Other flash fictions are whiplash quick and dirty: ‘I’ve never much liked choker necklaces’ is more of a punch to the stomach. ‘Courtship’ and ‘Mothian’ dance with words and evoke fleeting visions. Neale’s inner poet roams free in the shorter work, while in the longer stories her natural inclination for wordplay and subtle rhyme tends to be more hidden, like gems awaiting excavation. Every story has a final line that swirls and slides, drifting to new ideas, though the ending to the short fictionette ‘Freestyle’ is one of the best: ‘Yet — or do I mean what’s more? — at the end of every lap, each accurate, turtling turn, each small splash she gave was gorgeously private, inward, and self-contained.’
Many of the stories in the collection are ruminations about love and the consequences of broken love. ‘Worn once’ delves into the humiliating dread of the jilted bride. In ‘Stray’, the protagonist learns new truths: ‘She hadn’t understood that a person can swiftly feel sympathy, but then just as swiftly move on; that attraction can be like light passing through a prism: suddenly, exquisitely there, and then for obscure reasons, just as quickly absent.’
Neale studies love like a scientist, intent on discovering its every detail.
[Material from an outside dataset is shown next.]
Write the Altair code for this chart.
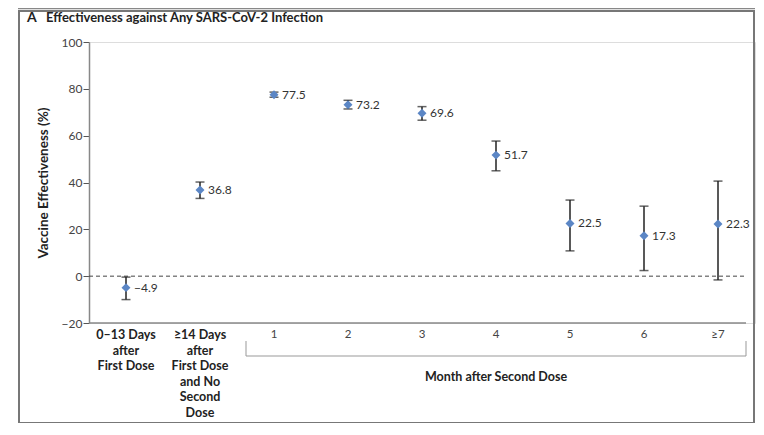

First love, long-lost love, paternal love; her characters learn that love is far more nuanced than we initially believe. In ‘Apocalypse shelves’, a young boy discovers his grandmother’s dehydrated lover packed away for the end of the world, and realises his naivety: ‘I thought how love was somehow like pair, pare, see, sea, or even match, match. Long, long. A sound people made, and you thought you understood. But did they mean another thing altogether?’ All the characters are walking on such uneven ground, working through misunderstandings, or sometimes, in the case of one ex-boyfriend in ‘Deep liking’, the lies those closest to us might tell.
Hovering around the edges of the collection are the mystical and fantastical stories: faeries and fylgja, little men in jars and children undergoing metamorphosis. Throughout the stories, no matter how realist or surreal, there’s a biting sensation that Neale’s mining the human experience, recording it in her notebook, taking heed of the finest of details to augment her fictions. A line in ‘Trypanophobia’ sums it up best, as though Neale were talking about herself — ‘She had seen that hot, turbulent magma deep in the secret earth of every human.’ The Pink Jumpsuit opens up the human, exposing the extraordinary in our lives, our imaginations, our failures, and the ever-present potential for wonder.